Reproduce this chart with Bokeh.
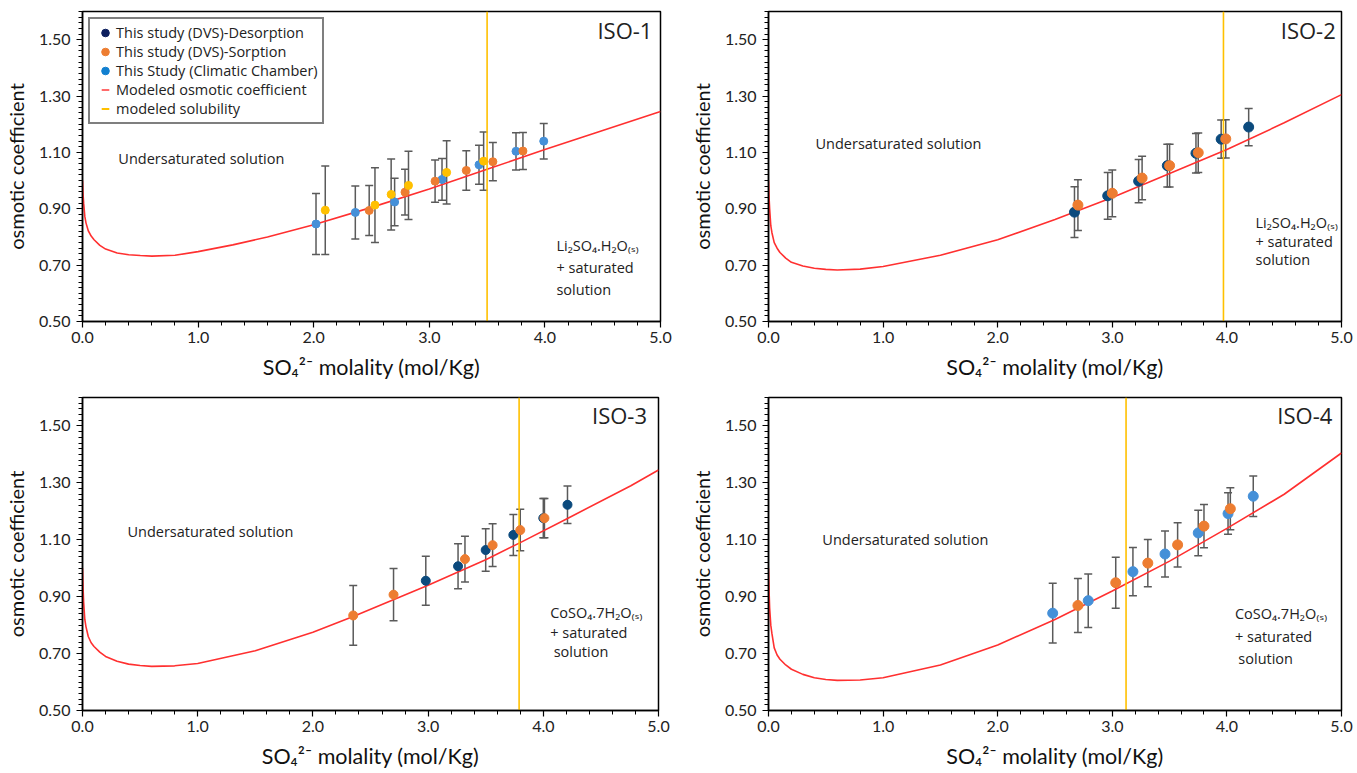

* * *

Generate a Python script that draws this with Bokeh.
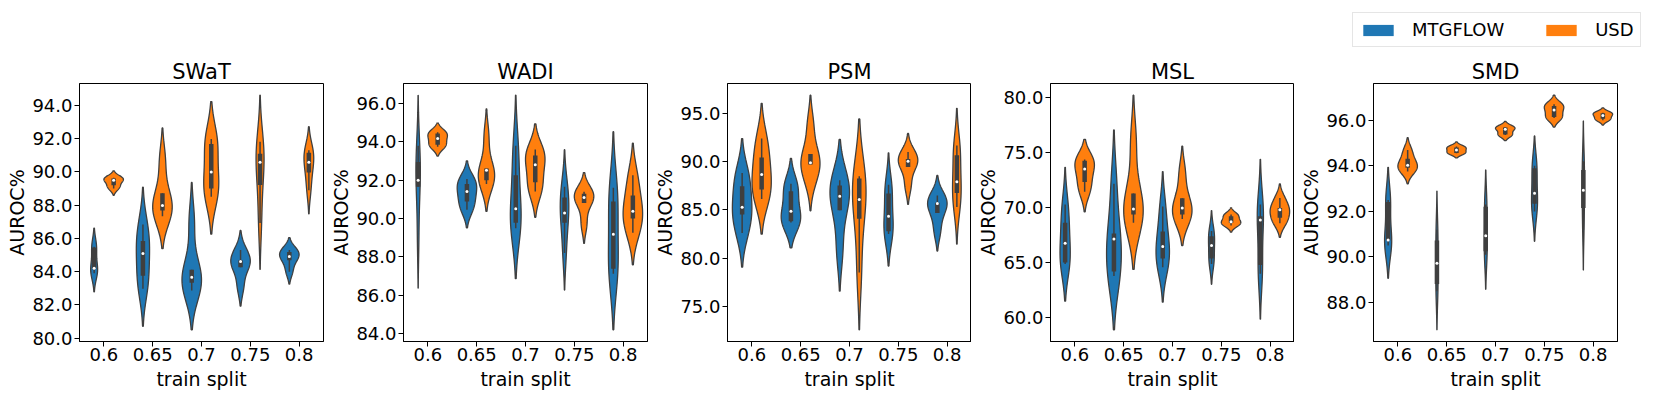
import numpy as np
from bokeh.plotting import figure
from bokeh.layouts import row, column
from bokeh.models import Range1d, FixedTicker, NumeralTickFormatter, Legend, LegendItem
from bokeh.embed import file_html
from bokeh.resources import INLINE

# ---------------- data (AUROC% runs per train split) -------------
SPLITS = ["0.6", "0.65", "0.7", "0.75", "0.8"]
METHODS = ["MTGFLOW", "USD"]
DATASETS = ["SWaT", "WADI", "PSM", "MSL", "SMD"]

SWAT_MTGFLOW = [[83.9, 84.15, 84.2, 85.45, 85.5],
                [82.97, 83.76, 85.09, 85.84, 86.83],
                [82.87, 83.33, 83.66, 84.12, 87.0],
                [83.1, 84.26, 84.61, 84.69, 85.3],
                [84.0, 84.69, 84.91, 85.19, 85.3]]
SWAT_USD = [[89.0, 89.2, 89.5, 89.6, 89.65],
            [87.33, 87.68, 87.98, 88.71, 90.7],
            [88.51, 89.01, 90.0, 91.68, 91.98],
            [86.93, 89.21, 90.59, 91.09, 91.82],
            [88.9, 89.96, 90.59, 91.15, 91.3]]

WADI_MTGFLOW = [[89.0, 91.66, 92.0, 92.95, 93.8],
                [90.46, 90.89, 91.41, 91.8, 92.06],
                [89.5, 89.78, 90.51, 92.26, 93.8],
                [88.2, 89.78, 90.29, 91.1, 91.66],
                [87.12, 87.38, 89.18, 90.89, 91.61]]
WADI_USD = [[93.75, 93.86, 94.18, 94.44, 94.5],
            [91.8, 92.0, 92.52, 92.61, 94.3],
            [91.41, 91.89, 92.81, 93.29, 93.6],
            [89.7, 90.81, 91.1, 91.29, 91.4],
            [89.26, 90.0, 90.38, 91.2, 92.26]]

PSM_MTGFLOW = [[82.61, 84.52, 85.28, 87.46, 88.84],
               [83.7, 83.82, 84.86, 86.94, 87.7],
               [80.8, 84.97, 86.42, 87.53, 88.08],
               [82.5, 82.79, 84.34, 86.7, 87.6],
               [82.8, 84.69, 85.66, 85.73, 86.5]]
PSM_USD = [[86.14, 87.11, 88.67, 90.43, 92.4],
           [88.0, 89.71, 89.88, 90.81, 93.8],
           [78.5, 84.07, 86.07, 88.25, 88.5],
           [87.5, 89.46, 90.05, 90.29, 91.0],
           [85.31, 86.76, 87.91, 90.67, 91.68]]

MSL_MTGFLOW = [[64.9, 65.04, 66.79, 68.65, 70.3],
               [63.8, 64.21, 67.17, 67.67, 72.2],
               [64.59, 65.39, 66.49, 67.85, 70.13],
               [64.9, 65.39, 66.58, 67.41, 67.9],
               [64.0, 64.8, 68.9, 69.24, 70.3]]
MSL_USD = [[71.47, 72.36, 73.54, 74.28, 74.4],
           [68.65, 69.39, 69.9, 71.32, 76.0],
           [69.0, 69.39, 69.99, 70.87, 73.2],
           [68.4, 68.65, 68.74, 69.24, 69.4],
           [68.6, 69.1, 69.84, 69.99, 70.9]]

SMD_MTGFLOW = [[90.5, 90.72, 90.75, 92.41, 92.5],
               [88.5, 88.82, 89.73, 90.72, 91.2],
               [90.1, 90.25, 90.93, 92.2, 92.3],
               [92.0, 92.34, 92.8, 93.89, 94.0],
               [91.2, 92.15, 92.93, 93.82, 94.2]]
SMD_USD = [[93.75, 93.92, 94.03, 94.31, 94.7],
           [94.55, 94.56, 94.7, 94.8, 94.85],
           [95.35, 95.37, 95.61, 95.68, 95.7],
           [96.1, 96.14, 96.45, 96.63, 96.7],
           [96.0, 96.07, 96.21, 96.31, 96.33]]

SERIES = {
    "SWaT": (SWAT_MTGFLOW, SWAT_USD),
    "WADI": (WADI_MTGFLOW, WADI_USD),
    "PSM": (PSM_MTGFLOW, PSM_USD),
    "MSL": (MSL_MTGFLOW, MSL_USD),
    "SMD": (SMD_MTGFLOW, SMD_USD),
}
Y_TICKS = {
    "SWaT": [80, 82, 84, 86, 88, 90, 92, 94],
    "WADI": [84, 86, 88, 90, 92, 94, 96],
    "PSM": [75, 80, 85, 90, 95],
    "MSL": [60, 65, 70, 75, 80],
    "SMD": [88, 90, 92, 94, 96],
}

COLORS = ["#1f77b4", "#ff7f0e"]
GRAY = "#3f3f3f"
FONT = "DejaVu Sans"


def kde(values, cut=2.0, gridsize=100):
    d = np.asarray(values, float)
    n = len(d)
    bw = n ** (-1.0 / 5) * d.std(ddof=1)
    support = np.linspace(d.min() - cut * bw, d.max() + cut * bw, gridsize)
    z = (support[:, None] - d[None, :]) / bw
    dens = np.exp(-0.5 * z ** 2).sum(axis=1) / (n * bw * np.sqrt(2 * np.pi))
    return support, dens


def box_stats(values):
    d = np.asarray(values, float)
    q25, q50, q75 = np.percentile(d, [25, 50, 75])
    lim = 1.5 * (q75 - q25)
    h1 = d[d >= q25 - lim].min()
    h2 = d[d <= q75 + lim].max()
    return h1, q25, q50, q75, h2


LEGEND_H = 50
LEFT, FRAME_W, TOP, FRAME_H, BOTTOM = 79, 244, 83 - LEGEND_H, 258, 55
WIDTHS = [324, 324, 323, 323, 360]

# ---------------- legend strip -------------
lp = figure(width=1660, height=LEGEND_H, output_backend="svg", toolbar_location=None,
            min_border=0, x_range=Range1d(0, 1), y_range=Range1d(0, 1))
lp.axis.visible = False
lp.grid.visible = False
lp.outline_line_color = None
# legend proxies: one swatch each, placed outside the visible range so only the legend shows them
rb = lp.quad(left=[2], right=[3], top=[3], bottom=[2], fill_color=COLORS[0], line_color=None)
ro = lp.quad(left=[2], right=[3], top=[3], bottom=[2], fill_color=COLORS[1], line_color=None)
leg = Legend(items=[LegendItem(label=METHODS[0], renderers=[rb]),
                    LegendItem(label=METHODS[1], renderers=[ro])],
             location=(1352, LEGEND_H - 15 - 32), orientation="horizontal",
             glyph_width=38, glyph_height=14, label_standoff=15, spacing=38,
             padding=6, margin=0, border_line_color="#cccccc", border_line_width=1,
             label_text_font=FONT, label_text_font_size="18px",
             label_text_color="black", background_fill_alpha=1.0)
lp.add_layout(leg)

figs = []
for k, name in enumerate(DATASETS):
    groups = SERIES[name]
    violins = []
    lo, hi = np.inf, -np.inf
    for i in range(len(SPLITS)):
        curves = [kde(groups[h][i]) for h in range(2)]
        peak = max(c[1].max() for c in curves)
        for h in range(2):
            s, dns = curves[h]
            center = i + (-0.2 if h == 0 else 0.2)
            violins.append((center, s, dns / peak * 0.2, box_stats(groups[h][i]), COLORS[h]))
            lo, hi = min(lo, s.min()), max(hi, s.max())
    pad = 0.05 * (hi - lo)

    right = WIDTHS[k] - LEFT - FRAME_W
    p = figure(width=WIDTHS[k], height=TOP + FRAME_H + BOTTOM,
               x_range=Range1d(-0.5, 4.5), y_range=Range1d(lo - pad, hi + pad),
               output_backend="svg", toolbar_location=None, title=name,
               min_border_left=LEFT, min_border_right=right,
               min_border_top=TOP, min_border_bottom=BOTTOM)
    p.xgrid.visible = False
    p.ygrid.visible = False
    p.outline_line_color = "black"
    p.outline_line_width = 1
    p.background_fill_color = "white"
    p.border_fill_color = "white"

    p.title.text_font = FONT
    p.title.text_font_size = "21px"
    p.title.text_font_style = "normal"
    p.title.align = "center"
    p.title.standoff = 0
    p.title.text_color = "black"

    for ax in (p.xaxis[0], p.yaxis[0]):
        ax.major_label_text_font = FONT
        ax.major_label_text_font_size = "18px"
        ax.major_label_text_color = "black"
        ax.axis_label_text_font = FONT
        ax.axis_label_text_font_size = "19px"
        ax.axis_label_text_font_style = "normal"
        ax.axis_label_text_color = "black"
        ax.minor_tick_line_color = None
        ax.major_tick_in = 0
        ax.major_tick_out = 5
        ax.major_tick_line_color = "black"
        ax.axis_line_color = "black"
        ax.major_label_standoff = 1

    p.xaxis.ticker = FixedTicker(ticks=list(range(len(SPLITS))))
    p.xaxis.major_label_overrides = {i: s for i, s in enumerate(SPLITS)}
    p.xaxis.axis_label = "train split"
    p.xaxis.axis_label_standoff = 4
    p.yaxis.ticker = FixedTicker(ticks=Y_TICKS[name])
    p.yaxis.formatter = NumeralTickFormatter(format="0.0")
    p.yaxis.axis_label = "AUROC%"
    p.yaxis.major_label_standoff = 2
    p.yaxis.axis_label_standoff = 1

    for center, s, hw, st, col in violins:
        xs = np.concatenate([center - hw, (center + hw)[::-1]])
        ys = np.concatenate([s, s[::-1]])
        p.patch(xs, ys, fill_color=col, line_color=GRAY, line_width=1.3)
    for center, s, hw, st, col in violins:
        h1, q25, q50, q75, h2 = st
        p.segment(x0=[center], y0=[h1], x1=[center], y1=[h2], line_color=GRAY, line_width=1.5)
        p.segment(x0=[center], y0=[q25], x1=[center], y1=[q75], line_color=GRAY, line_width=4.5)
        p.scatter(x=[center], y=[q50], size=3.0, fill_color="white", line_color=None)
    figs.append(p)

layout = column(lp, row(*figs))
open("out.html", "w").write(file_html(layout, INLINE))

→ Directions for this task
Write out the lines running from the one that contains "Generate a Python" through the one that contains "from bokeh.resources import INLINE", ends included, and nothing else. Pictures stay out of the copy.

→ Task answer
Generate a Python script that draws this with Bokeh.
import numpy as np
from bokeh.plotting import figure
from bokeh.layouts import row, column
from bokeh.models import Range1d, FixedTicker, NumeralTickFormatter, Legend, LegendItem
from bokeh.embed import file_html
from bokeh.resources import INLINE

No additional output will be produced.